Kaum Unterschiede zwischen den Befragten Altersgruppen
Man habe junge Erwachsene mit unterschiedlichen Bildungsabschlüssen aus allen Regionen des Landes repräsentativ befragt, erklärteAlexandra Tschacher, Sprecherin von Plan International Deutschland, am Sonntag auf Anfrage der Katholischen Nachrichten-Agentur (KNA). Auch nach Alter sei noch einmal in drei Gruppen unterschieden worden (18-24, 25-29, 30-35). Nennenswerte Unterschiede zwischen den Alters- und Bildungsgruppen habe es nicht gegeben.
Um keine Vorurteile zu schüren, habe man bewusst darauf verzichtet, nach Religion, Nationalität und Migrationshintergrund zu fragen,fügte sie hinzu. Genau danach wurde in zahlreichen Kommentaren auf Twitter und Co. nach der Veröffentlichung häufig gefragt.
Rollenbild des "starken Mannes"
Einige weitere Ergebnisse: 52 Prozent der befragten Männer sehen ihre Rolle darin, Geld zu verdienen; für die Hausarbeit sei vor allem die Frau zuständig. 49 Prozent gaben an, in der Beziehung oder Ehe in der Regel das letzte Wort zu haben. 47 Prozent wollen nicht, dass ihre Partnerin männliche Freunde trifft. 39 Prozent erwarten von ihrer Partnerin, dass sie für den eigenen beruflichen Erfolg zurücksteckt.
Auch das Narrativ vom "starken Mann", der keine Gefühle zeigt, scheint bei etwa der Hälfte der Männer verbreitet. 56 Prozent wollen sich Ängste und Sorgen nicht anmerken lassen. 53 Prozent finden es unangenehm, über ihre Gefühle zu sprechen. 51 Prozent fühlen sich schwach und angreifbar, wenn sie Gefühle zeigen. Umgekehrt geben fast zwei Drittel (63 Prozent) an, sich manchmal traurig oder einsam zu fühlen.
Kritische Auseinandersetzung mit Stereotypen
88 Prozent der Männer äußerten, so zu sein, wie ein Mann ihrer Ansicht nach sein sollte. Zugleich spüren 95 Prozent laut Umfrage Druck von Partnerin, Eltern oder Geschwistern, sich ändern zu müssen.
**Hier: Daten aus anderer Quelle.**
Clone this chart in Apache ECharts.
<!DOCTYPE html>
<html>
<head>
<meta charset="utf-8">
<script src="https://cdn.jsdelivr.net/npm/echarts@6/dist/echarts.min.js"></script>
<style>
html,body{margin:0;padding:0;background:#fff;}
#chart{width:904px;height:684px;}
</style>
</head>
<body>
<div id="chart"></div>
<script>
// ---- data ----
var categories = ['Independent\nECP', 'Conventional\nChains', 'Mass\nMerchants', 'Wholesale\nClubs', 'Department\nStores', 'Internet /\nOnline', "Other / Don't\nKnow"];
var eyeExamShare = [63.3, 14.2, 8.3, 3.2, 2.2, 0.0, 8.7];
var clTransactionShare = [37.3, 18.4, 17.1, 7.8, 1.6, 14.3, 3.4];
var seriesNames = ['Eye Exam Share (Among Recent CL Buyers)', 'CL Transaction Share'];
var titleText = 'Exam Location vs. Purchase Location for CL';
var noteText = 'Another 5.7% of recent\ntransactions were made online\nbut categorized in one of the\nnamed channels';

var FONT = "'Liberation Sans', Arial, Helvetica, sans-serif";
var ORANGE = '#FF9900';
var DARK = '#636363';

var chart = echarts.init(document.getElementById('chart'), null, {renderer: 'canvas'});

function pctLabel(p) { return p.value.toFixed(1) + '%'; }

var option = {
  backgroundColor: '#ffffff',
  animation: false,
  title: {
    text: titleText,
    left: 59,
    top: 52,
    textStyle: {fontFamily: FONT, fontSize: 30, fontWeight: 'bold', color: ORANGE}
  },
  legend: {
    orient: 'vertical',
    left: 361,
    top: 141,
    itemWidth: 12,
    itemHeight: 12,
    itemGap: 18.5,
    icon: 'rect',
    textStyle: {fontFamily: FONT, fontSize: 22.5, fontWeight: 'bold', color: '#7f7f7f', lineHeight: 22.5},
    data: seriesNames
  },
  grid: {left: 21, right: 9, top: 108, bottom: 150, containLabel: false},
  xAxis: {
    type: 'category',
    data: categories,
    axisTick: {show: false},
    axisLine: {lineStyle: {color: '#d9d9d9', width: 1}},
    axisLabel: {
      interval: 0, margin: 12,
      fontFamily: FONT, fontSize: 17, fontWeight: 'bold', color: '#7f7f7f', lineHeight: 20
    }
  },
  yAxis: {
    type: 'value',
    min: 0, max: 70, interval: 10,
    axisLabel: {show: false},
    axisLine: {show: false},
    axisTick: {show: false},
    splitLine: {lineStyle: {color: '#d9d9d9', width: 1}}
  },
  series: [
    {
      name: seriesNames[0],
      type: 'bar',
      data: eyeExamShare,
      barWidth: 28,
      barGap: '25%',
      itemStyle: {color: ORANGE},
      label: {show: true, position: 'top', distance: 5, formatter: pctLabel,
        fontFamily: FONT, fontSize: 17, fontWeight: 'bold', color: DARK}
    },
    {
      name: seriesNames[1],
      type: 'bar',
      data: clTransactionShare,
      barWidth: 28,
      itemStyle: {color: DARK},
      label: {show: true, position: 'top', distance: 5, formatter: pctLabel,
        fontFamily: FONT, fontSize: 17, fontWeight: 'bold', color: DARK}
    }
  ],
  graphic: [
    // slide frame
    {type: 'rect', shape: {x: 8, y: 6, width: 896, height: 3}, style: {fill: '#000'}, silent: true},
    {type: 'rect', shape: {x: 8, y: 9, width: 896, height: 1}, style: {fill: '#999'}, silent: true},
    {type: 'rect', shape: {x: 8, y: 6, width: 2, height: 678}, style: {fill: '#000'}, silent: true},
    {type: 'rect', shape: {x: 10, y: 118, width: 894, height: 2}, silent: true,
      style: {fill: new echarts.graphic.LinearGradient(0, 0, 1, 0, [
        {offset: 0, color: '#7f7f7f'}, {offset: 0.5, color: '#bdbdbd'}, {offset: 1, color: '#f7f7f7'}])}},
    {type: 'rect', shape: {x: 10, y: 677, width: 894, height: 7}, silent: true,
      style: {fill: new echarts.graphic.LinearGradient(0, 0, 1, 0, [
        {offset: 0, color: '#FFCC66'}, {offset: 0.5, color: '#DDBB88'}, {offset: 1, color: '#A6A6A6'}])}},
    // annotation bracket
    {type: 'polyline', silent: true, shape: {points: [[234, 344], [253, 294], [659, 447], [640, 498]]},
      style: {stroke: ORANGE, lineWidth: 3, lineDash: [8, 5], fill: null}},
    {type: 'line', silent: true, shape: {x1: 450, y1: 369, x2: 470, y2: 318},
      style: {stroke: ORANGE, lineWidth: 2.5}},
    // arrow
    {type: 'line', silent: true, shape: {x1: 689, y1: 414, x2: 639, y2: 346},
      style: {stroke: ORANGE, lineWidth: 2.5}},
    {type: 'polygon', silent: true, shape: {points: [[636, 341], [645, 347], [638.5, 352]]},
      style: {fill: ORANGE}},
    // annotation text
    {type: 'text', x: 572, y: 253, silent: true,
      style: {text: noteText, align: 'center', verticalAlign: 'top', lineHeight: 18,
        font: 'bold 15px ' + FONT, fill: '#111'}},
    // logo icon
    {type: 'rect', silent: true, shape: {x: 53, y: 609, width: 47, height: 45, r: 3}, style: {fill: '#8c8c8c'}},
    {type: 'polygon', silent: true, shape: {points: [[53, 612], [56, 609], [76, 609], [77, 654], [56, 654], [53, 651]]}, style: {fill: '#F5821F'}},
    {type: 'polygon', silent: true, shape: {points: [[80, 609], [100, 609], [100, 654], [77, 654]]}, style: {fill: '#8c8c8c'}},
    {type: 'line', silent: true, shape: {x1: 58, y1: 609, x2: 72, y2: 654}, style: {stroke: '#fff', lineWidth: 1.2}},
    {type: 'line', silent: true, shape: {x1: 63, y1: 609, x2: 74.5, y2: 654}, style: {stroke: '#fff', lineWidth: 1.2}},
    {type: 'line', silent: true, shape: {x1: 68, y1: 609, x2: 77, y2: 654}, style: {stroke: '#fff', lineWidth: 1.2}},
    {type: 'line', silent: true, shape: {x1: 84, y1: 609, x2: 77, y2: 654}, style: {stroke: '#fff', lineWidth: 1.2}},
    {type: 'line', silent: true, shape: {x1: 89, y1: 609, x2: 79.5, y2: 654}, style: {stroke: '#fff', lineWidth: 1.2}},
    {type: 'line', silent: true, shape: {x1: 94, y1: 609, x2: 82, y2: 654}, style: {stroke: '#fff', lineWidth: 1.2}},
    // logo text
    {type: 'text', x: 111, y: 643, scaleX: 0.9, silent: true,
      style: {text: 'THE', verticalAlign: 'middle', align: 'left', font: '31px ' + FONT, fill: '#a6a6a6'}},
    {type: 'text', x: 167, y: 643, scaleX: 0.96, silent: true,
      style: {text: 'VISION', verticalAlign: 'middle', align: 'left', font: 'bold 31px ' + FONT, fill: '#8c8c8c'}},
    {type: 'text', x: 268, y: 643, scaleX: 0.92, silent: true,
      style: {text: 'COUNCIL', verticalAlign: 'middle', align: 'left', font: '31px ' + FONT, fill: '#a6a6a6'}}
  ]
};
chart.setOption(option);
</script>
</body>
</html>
Plan international empfiehlt, Jungen und Männer zu ermutigen, sich kritisch mit gesellschaftlichen Vorgaben für Männlichkeit zu befassen. Bislang sei es beim Thema Gleichberechtigung vorwiegend darum gegangen, Mädchen und junge Frauen zu stärken.
In einer ersten Reaktion forderte Unionsfraktions-Vize Andrea Lindholz (CDU), Staat und Gesellschaft müssten sich "mit der Entwicklung, Erziehung und Aufklärung junger Männer stärker befassen und neue präventive Konzepte entwickeln".